Machine Learning Based Flight State Prediction for Improving UAV Resistance to Uncertainty

Unmanned Aerial Vehicles (UAVs) encounter various uncertainties, including unfamiliar environments, signal delays, limited control precision, and other disturbances during task execution. Such factors can significantly compromise flight safety in complex scenarios. In this paper, to enhance the safety of UAVs amidst these uncertainties, a control accuracy prediction model based on ensemble learning abnormal state detection is designed. By analyzing the historical state data, the trained model can be used to judge the current state and obtain the command tracking control accuracy of the UAV at that instant. Ensemble learning offers superior classification capabilities compared to weak learners, particularly for anomaly detection in flight data.
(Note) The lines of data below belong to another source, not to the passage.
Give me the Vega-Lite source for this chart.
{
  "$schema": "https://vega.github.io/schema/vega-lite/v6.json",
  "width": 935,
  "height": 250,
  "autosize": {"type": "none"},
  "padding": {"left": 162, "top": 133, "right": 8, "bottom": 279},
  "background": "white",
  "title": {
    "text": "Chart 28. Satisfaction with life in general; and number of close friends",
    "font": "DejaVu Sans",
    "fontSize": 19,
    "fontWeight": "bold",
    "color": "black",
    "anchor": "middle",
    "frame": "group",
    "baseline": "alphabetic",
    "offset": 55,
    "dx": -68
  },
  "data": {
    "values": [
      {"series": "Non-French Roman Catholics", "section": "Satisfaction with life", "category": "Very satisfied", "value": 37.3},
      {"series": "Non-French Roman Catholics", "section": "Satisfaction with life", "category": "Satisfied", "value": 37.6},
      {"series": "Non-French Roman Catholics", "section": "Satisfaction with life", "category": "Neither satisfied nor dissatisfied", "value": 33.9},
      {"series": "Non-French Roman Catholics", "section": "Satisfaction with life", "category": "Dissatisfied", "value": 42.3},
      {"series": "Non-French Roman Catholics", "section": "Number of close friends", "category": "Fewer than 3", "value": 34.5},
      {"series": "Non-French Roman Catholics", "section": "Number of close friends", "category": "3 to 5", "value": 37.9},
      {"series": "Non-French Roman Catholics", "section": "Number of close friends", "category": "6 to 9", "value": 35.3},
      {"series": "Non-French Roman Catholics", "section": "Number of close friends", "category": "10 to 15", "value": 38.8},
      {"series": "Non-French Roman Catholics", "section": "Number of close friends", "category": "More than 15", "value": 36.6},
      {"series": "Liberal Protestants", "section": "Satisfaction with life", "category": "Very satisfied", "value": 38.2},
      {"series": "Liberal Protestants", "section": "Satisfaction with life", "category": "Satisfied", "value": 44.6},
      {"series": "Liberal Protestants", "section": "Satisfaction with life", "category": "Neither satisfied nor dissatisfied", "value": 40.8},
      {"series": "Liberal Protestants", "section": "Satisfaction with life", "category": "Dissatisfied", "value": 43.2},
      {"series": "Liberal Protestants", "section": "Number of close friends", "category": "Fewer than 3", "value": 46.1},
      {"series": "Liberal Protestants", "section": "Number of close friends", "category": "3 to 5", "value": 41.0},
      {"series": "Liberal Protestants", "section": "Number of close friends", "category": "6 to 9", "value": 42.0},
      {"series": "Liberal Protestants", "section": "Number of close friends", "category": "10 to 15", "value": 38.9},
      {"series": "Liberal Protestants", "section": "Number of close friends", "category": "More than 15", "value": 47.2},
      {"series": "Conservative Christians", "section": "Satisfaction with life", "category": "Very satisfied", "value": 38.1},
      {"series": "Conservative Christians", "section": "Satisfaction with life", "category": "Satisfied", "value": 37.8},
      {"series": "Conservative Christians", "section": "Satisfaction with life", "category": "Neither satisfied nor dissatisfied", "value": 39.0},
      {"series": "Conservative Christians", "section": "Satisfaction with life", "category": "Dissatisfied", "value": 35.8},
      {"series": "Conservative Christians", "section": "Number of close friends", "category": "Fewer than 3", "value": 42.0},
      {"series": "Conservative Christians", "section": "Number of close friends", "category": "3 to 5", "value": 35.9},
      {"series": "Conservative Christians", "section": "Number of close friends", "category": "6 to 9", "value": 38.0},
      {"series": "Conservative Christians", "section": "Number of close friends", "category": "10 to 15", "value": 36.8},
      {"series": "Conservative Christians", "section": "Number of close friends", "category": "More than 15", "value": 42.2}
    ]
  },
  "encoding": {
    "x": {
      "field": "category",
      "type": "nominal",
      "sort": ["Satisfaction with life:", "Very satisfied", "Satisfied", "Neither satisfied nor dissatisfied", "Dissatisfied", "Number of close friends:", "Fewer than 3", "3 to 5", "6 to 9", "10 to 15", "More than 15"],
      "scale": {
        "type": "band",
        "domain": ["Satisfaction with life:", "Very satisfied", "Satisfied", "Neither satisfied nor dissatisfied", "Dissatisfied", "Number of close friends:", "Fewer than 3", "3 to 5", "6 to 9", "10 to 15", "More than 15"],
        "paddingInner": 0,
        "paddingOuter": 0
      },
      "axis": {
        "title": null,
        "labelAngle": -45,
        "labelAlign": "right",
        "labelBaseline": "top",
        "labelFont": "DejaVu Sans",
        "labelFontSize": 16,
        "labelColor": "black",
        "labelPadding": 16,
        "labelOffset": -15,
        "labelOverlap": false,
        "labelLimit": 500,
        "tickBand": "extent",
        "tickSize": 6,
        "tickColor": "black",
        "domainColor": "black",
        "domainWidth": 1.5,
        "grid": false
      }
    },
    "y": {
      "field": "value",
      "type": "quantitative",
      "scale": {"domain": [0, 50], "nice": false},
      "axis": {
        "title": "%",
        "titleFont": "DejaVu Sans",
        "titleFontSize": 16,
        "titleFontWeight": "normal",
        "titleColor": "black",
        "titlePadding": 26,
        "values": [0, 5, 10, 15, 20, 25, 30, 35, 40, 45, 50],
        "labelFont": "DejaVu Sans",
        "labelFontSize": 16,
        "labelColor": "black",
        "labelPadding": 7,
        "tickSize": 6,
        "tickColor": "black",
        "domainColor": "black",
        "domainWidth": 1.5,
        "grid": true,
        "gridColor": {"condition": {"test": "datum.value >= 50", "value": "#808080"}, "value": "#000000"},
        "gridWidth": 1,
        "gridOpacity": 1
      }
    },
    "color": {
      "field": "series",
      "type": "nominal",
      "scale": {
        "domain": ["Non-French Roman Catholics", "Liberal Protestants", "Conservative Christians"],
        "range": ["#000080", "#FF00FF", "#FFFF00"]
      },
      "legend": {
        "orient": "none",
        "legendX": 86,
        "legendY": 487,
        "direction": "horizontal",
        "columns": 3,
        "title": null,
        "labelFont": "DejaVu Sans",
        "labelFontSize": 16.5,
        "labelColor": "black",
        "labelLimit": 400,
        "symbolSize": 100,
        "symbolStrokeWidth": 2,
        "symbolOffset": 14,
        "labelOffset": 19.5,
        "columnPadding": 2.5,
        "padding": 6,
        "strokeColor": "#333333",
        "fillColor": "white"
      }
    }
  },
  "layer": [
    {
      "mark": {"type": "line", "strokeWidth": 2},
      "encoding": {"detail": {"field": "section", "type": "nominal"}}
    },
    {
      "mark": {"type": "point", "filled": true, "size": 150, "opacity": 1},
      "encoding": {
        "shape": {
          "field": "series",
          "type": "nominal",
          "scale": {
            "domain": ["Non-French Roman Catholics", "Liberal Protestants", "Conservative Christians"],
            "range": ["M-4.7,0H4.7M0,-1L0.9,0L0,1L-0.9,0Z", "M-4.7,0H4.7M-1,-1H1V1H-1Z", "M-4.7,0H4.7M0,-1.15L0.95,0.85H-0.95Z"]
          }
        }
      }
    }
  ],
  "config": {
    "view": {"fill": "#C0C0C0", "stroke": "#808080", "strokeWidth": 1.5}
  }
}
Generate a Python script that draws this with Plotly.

The learning efficacy of support vector machine, random forest classifier is compared and achieving a peak accuracy of 95% for the prediction results using random forest combined with adaboost model . Subsequently, a trajectory planning method leveraging the DWA(Dynamic Window approach) algorithm was designed to mitigate the safety risks associated with uncertain control command tracking. By employing the obtained model of nominal command execution results of UAVs subjected to uncertainty, and by adjusting the original assessment criteria to a probability-weighted comprehensive optimal metric, optimal control commands that factor in uncertainty are derived. The simulation results affirm the effectiveness of the designed method.